━━━ COLLECTED DATA ━━━

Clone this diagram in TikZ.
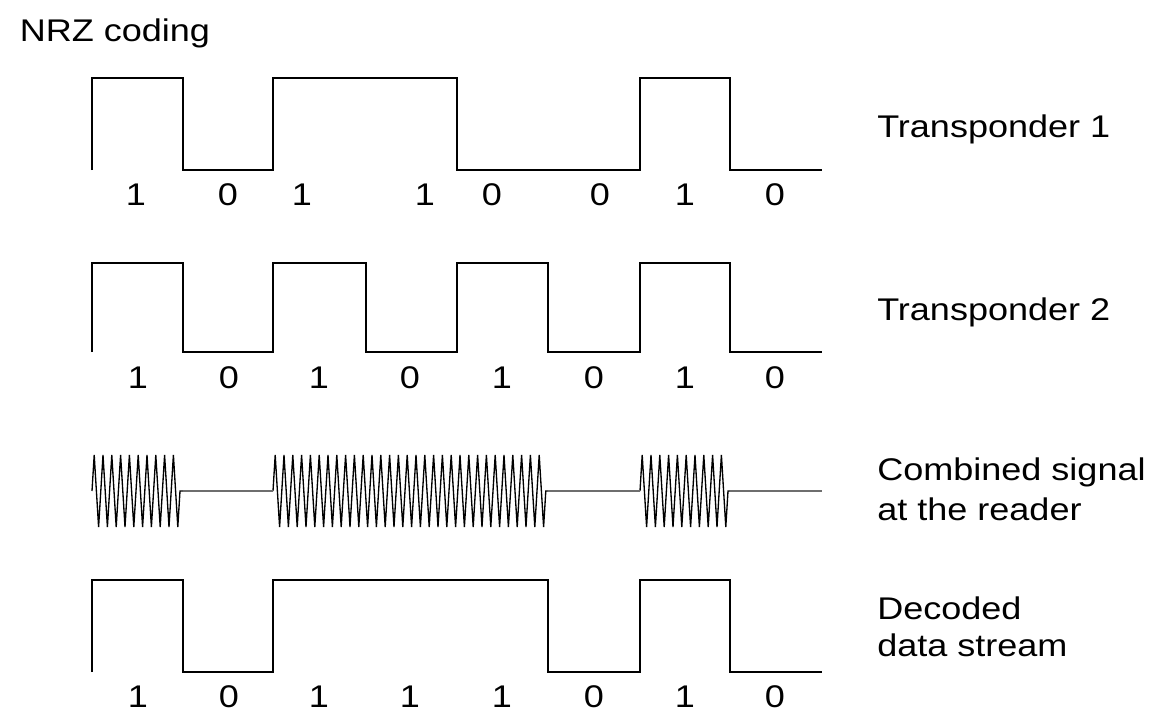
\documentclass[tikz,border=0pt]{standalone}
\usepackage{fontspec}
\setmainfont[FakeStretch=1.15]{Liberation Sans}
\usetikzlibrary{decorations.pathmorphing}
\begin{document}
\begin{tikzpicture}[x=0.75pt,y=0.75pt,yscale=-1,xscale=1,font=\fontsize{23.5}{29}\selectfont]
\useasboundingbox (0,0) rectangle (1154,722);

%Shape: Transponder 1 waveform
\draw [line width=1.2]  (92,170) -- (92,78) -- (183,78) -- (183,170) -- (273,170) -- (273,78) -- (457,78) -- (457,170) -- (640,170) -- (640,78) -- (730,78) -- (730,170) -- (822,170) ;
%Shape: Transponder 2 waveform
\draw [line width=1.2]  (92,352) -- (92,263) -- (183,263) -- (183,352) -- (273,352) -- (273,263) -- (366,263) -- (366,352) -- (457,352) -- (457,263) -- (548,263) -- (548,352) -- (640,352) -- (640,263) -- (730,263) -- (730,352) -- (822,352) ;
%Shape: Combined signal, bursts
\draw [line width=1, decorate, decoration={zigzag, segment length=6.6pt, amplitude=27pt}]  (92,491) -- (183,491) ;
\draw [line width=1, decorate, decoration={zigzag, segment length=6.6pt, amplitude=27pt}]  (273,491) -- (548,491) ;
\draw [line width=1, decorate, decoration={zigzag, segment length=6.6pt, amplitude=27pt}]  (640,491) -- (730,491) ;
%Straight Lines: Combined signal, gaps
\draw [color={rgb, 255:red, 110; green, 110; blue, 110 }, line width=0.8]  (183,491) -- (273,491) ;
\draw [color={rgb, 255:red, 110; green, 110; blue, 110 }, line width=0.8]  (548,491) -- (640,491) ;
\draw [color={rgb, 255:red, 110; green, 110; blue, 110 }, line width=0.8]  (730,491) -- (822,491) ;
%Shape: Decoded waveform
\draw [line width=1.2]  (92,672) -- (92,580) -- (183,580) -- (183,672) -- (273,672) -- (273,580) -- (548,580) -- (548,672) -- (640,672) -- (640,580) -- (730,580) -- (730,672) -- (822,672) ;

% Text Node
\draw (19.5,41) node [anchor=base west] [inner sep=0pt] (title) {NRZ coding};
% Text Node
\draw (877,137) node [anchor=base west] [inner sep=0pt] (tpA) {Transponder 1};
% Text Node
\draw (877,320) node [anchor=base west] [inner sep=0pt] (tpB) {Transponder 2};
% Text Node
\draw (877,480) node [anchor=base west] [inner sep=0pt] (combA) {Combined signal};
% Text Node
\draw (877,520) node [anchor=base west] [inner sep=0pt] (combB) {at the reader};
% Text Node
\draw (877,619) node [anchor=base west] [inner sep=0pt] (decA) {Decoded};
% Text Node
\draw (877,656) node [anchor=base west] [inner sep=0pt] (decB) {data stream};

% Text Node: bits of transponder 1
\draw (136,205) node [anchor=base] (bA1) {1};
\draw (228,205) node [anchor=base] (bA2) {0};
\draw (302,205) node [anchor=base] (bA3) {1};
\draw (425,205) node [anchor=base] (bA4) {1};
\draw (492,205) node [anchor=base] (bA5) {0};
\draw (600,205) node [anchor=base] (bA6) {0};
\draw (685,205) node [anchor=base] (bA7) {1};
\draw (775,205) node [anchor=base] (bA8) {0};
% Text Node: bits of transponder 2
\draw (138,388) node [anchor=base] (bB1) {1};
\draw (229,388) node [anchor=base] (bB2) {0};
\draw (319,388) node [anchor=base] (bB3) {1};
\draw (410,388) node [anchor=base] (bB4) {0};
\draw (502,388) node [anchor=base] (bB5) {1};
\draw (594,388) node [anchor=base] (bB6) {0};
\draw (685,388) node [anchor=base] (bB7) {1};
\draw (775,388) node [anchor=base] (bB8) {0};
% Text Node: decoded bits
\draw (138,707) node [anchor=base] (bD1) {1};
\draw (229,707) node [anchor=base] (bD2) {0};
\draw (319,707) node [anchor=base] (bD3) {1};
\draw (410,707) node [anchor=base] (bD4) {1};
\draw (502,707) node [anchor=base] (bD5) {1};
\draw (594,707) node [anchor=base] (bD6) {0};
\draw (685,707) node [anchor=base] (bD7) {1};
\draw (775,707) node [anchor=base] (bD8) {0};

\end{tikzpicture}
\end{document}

━━━

DIRECTIVE:
Reproduce the whole listing word for word, setting aside any pictures.

SOLUTION FOR THIS PROBLEM:
Clone this diagram in TikZ.
\documentclass[tikz,border=0pt]{standalone}
\usepackage{fontspec}
\setmainfont[FakeStretch=1.15]{Liberation Sans}
\usetikzlibrary{decorations.pathmorphing}
\begin{document}
\begin{tikzpicture}[x=0.75pt,y=0.75pt,yscale=-1,xscale=1,font=\fontsize{23.5}{29}\selectfont]
\useasboundingbox (0,0) rectangle (1154,722);

%Shape: Transponder 1 waveform
\draw [line width=1.2]  (92,170) -- (92,78) -- (183,78) -- (183,170) -- (273,170) -- (273,78) -- (457,78) -- (457,170) -- (640,170) -- (640,78) -- (730,78) -- (730,170) -- (822,170) ;
%Shape: Transponder 2 waveform
\draw [line width=1.2]  (92,352) -- (92,263) -- (183,263) -- (183,352) -- (273,352) -- (273,263) -- (366,263) -- (366,352) -- (457,352) -- (457,263) -- (548,263) -- (548,352) -- (640,352) -- (640,263) -- (730,263) -- (730,352) -- (822,352) ;
%Shape: Combined signal, bursts
\draw [line width=1, decorate, decoration={zigzag, segment length=6.6pt, amplitude=27pt}]  (92,491) -- (183,491) ;
\draw [line width=1, decorate, decoration={zigzag, segment length=6.6pt, amplitude=27pt}]  (273,491) -- (548,491) ;
\draw [line width=1, decorate, decoration={zigzag, segment length=6.6pt, amplitude=27pt}]  (640,491) -- (730,491) ;
%Straight Lines: Combined signal, gaps
\draw [color={rgb, 255:red, 110; green, 110; blue, 110 }, line width=0.8]  (183,491) -- (273,491) ;
\draw [color={rgb, 255:red, 110; green, 110; blue, 110 }, line width=0.8]  (548,491) -- (640,491) ;
\draw [color={rgb, 255:red, 110; green, 110; blue, 110 }, line width=0.8]  (730,491) -- (822,491) ;
%Shape: Decoded waveform
\draw [line width=1.2]  (92,672) -- (92,580) -- (183,580) -- (183,672) -- (273,672) -- (273,580) -- (548,580) -- (548,672) -- (640,672) -- (640,580) -- (730,580) -- (730,672) -- (822,672) ;

% Text Node
\draw (19.5,41) node [anchor=base west] [inner sep=0pt] (title) {NRZ coding};
% Text Node
\draw (877,137) node [anchor=base west] [inner sep=0pt] (tpA) {Transponder 1};
% Text Node
\draw (877,320) node [anchor=base west] [inner sep=0pt] (tpB) {Transponder 2};
% Text Node
\draw (877,480) node [anchor=base west] [inner sep=0pt] (combA) {Combined signal};
% Text Node
\draw (877,520) node [anchor=base west] [inner sep=0pt] (combB) {at the reader};
% Text Node
\draw (877,619) node [anchor=base west] [inner sep=0pt] (decA) {Decoded};
% Text Node
\draw (877,656) node [anchor=base west] [inner sep=0pt] (decB) {data stream};

% Text Node: bits of transponder 1
\draw (136,205) node [anchor=base] (bA1) {1};
\draw (228,205) node [anchor=base] (bA2) {0};
\draw (302,205) node [anchor=base] (bA3) {1};
\draw (425,205) node [anchor=base] (bA4) {1};
\draw (492,205) node [anchor=base] (bA5) {0};
\draw (600,205) node [anchor=base] (bA6) {0};
\draw (685,205) node [anchor=base] (bA7) {1};
\draw (775,205) node [anchor=base] (bA8) {0};
% Text Node: bits of transponder 2
\draw (138,388) node [anchor=base] (bB1) {1};
\draw (229,388) node [anchor=base] (bB2) {0};
\draw (319,388) node [anchor=base] (bB3) {1};
\draw (410,388) node [anchor=base] (bB4) {0};
\draw (502,388) node [anchor=base] (bB5) {1};
\draw (594,388) node [anchor=base] (bB6) {0};
\draw (685,388) node [anchor=base] (bB7) {1};
\draw (775,388) node [anchor=base] (bB8) {0};
% Text Node: decoded bits
\draw (138,707) node [anchor=base] (bD1) {1};
\draw (229,707) node [anchor=base] (bD2) {0};
\draw (319,707) node [anchor=base] (bD3) {1};
\draw (410,707) node [anchor=base] (bD4) {1};
\draw (502,707) node [anchor=base] (bD5) {1};
\draw (594,707) node [anchor=base] (bD6) {0};
\draw (685,707) node [anchor=base] (bD7) {1};
\draw (775,707) node [anchor=base] (bD8) {0};

\end{tikzpicture}
\end{document}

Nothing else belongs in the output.